Hammel thrived under pitching coach Rick Adair and could easily have won 15 games last season. For the Orioles to contend next season, they’ll need a season like that out of Hammel.
4) Manny Machado
His third base play was terrific. He hit well, too. The Orioles are ready to see how well he’ll play for an entire season. At 20, he has a lot to work on.
Machado walked just nine times in 51 games. He struck out more than four times as often as he walked.
Despite no background at third base, he showed wonderful instincts and he should get stronger in the off-season, too.
5) Jake Arrieta
It’s hard to believe that Arrieta was the Orioles’ Opening Day pitcher. He was brilliant that day, but not many after that. Three months after the season started, Arrieta was back in Norfolk.

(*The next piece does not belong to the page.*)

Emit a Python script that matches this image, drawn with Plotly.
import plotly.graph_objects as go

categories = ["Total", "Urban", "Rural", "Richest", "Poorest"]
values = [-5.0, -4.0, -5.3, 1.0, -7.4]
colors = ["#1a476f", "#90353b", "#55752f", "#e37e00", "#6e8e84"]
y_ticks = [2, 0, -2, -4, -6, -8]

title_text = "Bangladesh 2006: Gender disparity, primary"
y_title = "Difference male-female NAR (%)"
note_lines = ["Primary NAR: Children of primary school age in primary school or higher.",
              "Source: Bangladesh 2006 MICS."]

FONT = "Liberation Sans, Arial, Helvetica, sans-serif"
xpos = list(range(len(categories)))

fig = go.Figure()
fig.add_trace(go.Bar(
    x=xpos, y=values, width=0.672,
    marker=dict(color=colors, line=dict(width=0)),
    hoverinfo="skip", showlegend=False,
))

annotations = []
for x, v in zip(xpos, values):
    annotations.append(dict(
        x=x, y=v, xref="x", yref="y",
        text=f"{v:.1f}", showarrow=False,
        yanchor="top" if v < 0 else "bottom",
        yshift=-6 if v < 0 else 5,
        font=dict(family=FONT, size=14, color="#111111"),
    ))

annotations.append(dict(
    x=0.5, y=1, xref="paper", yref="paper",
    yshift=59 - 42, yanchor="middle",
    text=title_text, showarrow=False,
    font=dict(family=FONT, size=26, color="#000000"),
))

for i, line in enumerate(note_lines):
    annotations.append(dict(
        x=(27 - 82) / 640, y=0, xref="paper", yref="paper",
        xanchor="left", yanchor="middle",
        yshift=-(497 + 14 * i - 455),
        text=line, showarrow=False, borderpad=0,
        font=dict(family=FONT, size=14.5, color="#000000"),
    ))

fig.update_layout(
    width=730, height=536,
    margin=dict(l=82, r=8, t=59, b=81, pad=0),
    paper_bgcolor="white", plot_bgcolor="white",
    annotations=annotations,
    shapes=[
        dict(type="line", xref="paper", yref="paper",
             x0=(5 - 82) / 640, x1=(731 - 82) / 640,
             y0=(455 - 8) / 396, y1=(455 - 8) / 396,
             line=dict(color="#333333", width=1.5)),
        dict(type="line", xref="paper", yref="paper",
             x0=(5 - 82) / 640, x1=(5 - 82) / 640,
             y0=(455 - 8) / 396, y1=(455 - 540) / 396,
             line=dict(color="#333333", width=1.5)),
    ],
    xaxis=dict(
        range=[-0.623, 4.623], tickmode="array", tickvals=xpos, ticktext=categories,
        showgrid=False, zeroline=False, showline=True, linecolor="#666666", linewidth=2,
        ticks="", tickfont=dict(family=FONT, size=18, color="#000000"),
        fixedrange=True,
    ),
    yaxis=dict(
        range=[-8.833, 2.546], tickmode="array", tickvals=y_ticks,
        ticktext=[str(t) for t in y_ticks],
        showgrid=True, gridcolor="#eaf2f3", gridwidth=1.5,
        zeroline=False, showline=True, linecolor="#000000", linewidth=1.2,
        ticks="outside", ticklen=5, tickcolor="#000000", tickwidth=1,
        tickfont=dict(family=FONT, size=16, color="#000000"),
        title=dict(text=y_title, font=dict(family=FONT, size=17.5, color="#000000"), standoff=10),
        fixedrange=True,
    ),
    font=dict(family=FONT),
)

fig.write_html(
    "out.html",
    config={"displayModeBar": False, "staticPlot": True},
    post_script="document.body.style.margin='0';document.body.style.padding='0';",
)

After he was recalled in September, he pitched out of the bullpen. Lots of teams covet his arm, and the Orioles are reluctant to part with him because they think he’ll be a fine major league pitcher.
They just don’t know when.
-Jim Johnson, Adam Jones and Buck Showalter were given Legacy Awards by the Negro Leagues Baseball Museum.
Johnson won the Hilton Smith Award, presented to the top relievers in each league. Jones picked up the John Henry “Pop” Lloyd Award for his community service, and Showalter won the Charles Isham “C.I.” Taylor Award as the American League’s top manager.
The awards will be presented on Jan. 12 in Kansas City, Mo.
-Miguel Socolovich, who pitched in six games for the Orioles last season before he was placed on waivers, has signed to play for the Hiroshima Carp. Socolovich was taken off the Chicago Cubs’ 40-man roster.